Practicing gratitude is an acquired skill. None of us are completely stoked on life at all times. We all have bad days, and we are allowed and supposed to feel down. It’s a proven fact that denying our negative emotions in favor of superficial “gratitude” robs us of the full human experience, and I’m certainly not suggesting that.
And sometimes, the “good vibes only” crowd can just shove right off, am I right?
However, the ability to foster non-attachment within ourselves and give ourselves permission to pause and separate from whatever it is that has triggered us, sets us free from a victim mindset and gently and lovingly pushes us towards a gratitude mindset. Which, in turn, opens us up to a growth mindset. And once we are growing, we are winning at life.
When you find yourself struggling to see the silver lining, ask yourself how your highest self would respond to the situation, then, ask yourself how practicing gratitude in that moment would change the outcome. In the words of Bukowski, “what matters most is how well you walk through the fire,” so let’s bust out a Tony Robbins move and do some fire-walking, shall we?
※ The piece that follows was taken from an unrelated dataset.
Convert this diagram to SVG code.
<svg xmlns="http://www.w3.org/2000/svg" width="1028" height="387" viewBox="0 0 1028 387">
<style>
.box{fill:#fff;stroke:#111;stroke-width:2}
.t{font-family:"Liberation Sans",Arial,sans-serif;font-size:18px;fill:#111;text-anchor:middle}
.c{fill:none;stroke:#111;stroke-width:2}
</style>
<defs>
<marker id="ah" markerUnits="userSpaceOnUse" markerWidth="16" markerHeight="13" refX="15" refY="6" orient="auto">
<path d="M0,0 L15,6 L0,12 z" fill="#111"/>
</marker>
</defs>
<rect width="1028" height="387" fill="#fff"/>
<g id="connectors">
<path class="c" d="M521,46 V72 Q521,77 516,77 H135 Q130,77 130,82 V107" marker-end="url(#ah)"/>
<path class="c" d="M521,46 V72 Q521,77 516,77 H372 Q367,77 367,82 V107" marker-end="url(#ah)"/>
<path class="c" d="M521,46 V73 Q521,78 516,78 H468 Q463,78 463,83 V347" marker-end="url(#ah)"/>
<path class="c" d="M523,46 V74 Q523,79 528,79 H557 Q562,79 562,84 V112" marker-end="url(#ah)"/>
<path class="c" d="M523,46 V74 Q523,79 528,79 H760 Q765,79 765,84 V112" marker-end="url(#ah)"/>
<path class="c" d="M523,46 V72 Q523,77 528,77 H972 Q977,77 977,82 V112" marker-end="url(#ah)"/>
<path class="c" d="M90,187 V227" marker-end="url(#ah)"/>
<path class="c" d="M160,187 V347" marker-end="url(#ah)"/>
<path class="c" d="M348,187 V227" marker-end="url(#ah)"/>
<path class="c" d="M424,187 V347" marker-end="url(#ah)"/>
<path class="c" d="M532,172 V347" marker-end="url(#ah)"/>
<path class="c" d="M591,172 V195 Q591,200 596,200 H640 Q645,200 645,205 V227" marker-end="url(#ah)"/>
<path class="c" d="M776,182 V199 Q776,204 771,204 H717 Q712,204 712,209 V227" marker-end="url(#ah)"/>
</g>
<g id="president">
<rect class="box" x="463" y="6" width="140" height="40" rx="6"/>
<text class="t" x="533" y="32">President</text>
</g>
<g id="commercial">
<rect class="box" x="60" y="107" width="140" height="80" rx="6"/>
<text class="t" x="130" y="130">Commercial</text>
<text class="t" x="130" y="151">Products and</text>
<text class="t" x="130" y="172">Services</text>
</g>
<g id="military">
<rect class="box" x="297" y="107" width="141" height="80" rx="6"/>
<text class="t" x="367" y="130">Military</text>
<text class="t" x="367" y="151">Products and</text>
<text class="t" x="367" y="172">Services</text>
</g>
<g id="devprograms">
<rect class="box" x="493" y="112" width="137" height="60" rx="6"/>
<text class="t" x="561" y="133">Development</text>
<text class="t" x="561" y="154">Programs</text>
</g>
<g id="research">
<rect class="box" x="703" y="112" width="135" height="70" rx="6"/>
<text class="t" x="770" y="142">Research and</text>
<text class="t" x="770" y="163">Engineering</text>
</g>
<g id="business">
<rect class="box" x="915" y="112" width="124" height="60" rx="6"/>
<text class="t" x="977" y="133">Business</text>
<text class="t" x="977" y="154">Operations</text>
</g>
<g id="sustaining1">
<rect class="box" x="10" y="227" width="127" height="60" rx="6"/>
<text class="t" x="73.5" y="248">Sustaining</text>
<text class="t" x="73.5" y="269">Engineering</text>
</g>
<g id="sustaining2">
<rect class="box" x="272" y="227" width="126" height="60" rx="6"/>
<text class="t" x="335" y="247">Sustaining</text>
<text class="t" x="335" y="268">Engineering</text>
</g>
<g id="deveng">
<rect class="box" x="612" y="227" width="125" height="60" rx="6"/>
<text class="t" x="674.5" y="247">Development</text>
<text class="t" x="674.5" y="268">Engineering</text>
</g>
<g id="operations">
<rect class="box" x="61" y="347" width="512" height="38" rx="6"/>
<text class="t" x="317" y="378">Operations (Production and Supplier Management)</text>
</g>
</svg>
These are THREE EASY WAYS TO PRACTICE GRATITUDE and cheer yourself up!
1. Daily gratitude journaling.
This practice will change your life. Some people like to start their day off with a little PMA in order to set the tone for their day; others like to end their day in reflection of the events that took place. As an introvert, I like to write in the evenings. That is when my brain has decompressed from what I’ve experienced that day and allows me some time and space to process. The time of day is irrelevant. Pick a time and do your best to stick to it. Take a few minutes to jot down something that you are grateful for. It doesn’t have to be deep thoughts or super long paragraphs, even a short list will do. On Monday, my entry was 4 pages long. My entry from yesterday looked like this:
1. Vegan options.
2. Short hair.
After a couple of weeks, you will start to notice that life is filled with amazing things, things that we take for granted every single day. I’ve lived in Colorado my entire life but I never appreciated it until I spent a couple of years in other states and moved back. Now, not a day goes by that I am not in absolute awe and eternally grateful to be here. Go buy the coolest journal you can find and start writing. Your heart space will thank you.
2, PRACTICE THE 1-3-1 RULE.
I totally made this unofficial rule up but it works wonders for me so I’m sticking to it.
When 1 negative event happens or we find ourselves in a situation that we have been conditioned to loathe (the dentist, bad weather, etc.) do everything in your power (and this is where the real re-conditioning and work comes in) to catch yourself in that moment! Catch that thought and be aware or mindful that you are experiencing a negative thought. Don’t question it, just allow it. This takes practice. Bringing awareness to our emotions means a complete and total stripping down of the egoic mind and standing in full acceptance of ourselves and how we are feeling.
Once you are aware that you are feeling shitty, think of 3 positive ways to view the situation from a different perspective. This can take shape in a million different ways, but this is gratitude in action!
It is SO important to reframe the situation. More and more opportunities present themselves every single time you practice gratitude. Once you have shifted your mindset to be grateful, think of 1 way to act moving forward that will store this experience in your long-term memory as a positive experience.
You guys, the 1-3-1 rule is Life. Changing. When I get old and only have my memories to look back on, I want to be able to look back in full appreciation of the life that I lived and the experiences that filled it.
3. MIND SORCERY.
This one is my favorite. People who aren’t awake or who are un-enlightened have crazy heavy energy. You can almost visibly spot the people who are mindlessly coasting through life without a second thought to literally anything. BE GRATEFUL FOR THESE PEOPLE. These people are full of lessons that will aid you in your growth. When I am faced with these people, I energetically send them love and light and affirm to myself that I am grateful for them.
Seeing these people as teachers, rather than a bunch of assholes, allows me to open my heart to the lessons life has to teach me through them, and glean some sort of understanding and empathy toward them, without judging them or labeling them. This does not mean that I allow them to abuse me. There is a fine line between acceptance and allowance and it’s so important to know the difference. (Ex: I accept that this person is asleep. I will not allow them to abuse me.)
Mentally smiling at these people not only gives us the upper hand, but also releases us from their energetic grip. This can be tricky for empaths like me who absorb other people’s energy. If you struggle with taking on the emotions of others, physical distance and breath work are the keys to protecting yourself from negativity.
It takes a few weeks before something becomes a habit, but consistent, intentional practice of mindfulness and gratitude has magical, transformative powers. Once you get in the groove of viewing life as an experience that you get to co-create, as opposed to a ride that you just happen to be stuck on, it begins to look a whole lot different through rose-colored glasses. Stay grateful!